> _DATA SEGMENT_:
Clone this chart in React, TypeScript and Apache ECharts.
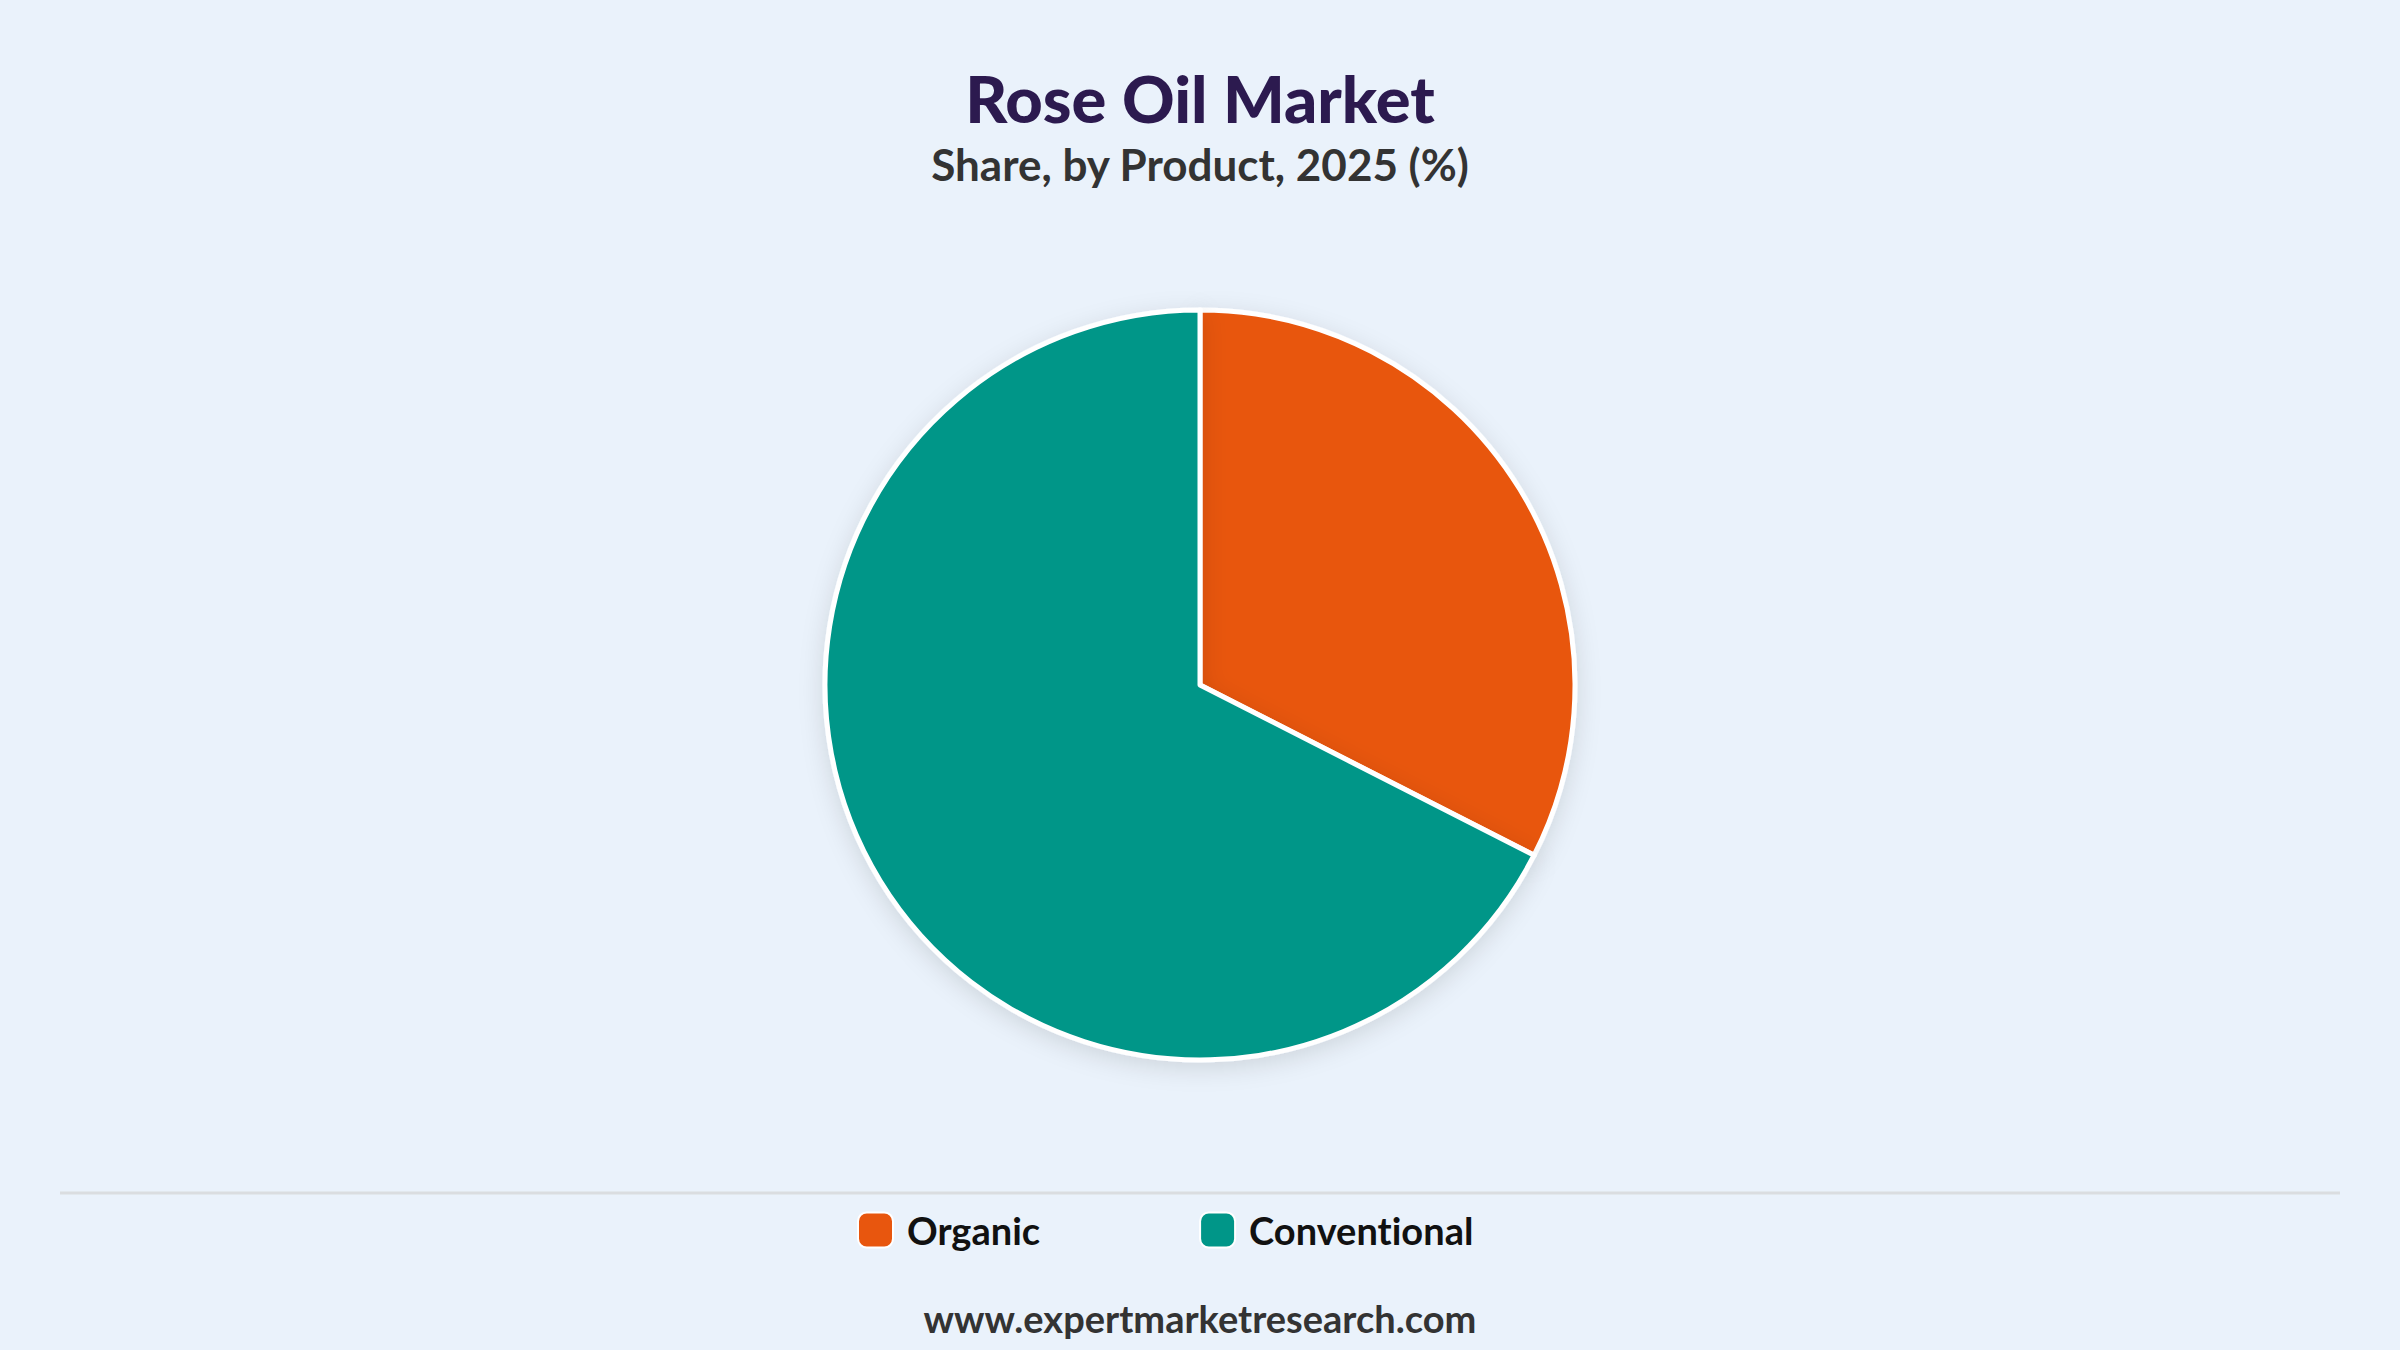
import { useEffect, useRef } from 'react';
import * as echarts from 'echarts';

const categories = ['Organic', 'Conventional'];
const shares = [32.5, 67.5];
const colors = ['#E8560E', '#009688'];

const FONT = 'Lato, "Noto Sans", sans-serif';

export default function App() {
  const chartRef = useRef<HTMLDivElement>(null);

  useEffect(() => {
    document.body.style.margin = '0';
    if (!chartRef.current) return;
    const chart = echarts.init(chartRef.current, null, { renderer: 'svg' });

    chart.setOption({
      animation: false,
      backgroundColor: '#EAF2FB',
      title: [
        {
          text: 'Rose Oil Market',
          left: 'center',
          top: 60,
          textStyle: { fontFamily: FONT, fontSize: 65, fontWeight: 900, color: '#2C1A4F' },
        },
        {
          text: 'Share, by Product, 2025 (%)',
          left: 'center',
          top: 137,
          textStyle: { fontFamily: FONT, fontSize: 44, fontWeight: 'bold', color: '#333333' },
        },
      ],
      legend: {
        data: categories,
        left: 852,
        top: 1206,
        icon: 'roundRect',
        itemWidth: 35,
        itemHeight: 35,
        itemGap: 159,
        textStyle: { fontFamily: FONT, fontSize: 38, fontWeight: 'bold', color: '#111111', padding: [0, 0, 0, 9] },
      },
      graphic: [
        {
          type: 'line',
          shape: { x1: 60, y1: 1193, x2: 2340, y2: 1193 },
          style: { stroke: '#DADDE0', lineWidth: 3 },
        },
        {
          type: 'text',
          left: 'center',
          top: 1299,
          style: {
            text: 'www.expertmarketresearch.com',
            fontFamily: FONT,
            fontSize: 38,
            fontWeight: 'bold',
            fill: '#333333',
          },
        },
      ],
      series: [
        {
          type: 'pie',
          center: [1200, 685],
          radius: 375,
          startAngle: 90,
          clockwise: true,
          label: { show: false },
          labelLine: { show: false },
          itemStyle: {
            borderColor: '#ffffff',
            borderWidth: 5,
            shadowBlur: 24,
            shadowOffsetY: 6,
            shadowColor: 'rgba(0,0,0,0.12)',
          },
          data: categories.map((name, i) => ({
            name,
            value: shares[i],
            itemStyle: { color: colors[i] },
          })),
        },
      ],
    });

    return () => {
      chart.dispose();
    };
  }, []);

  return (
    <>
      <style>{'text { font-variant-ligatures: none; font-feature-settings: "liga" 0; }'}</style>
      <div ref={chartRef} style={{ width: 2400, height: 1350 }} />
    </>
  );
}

> _PROBLEM DETAILS_: Write out the listing above exactly as it stands, pictures excluded.

> _ANSWER TO THIS TASK_:
Clone this chart in React, TypeScript and Apache ECharts.
import { useEffect, useRef } from 'react';
import * as echarts from 'echarts';

const categories = ['Organic', 'Conventional'];
const shares = [32.5, 67.5];
const colors = ['#E8560E', '#009688'];

const FONT = 'Lato, "Noto Sans", sans-serif';

export default function App() {
  const chartRef = useRef<HTMLDivElement>(null);

  useEffect(() => {
    document.body.style.margin = '0';
    if (!chartRef.current) return;
    const chart = echarts.init(chartRef.current, null, { renderer: 'svg' });

    chart.setOption({
      animation: false,
      backgroundColor: '#EAF2FB',
      title: [
        {
          text: 'Rose Oil Market',
          left: 'center',
          top: 60,
          textStyle: { fontFamily: FONT, fontSize: 65, fontWeight: 900, color: '#2C1A4F' },
        },
        {
          text: 'Share, by Product, 2025 (%)',
          left: 'center',
          top: 137,
          textStyle: { fontFamily: FONT, fontSize: 44, fontWeight: 'bold', color: '#333333' },
        },
      ],
      legend: {
        data: categories,
        left: 852,
        top: 1206,
        icon: 'roundRect',
        itemWidth: 35,
        itemHeight: 35,
        itemGap: 159,
        textStyle: { fontFamily: FONT, fontSize: 38, fontWeight: 'bold', color: '#111111', padding: [0, 0, 0, 9] },
      },
      graphic: [
        {
          type: 'line',
          shape: { x1: 60, y1: 1193, x2: 2340, y2: 1193 },
          style: { stroke: '#DADDE0', lineWidth: 3 },
        },
        {
          type: 'text',
          left: 'center',
          top: 1299,
          style: {
            text: 'www.expertmarketresearch.com',
            fontFamily: FONT,
            fontSize: 38,
            fontWeight: 'bold',
            fill: '#333333',
          },
        },
      ],
      series: [
        {
          type: 'pie',
          center: [1200, 685],
          radius: 375,
          startAngle: 90,
          clockwise: true,
          label: { show: false },
          labelLine: { show: false },
          itemStyle: {
            borderColor: '#ffffff',
            borderWidth: 5,
            shadowBlur: 24,
            shadowOffsetY: 6,
            shadowColor: 'rgba(0,0,0,0.12)',
          },
          data: categories.map((name, i) => ({
            name,
            value: shares[i],
            itemStyle: { color: colors[i] },
          })),
        },
      ],
    });

    return () => {
      chart.dispose();
    };
  }, []);

  return (
    <>
      <style>{'text { font-variant-ligatures: none; font-feature-settings: "liga" 0; }'}</style>
      <div ref={chartRef} style={{ width: 2400, height: 1350 }} />
    </>
  );
}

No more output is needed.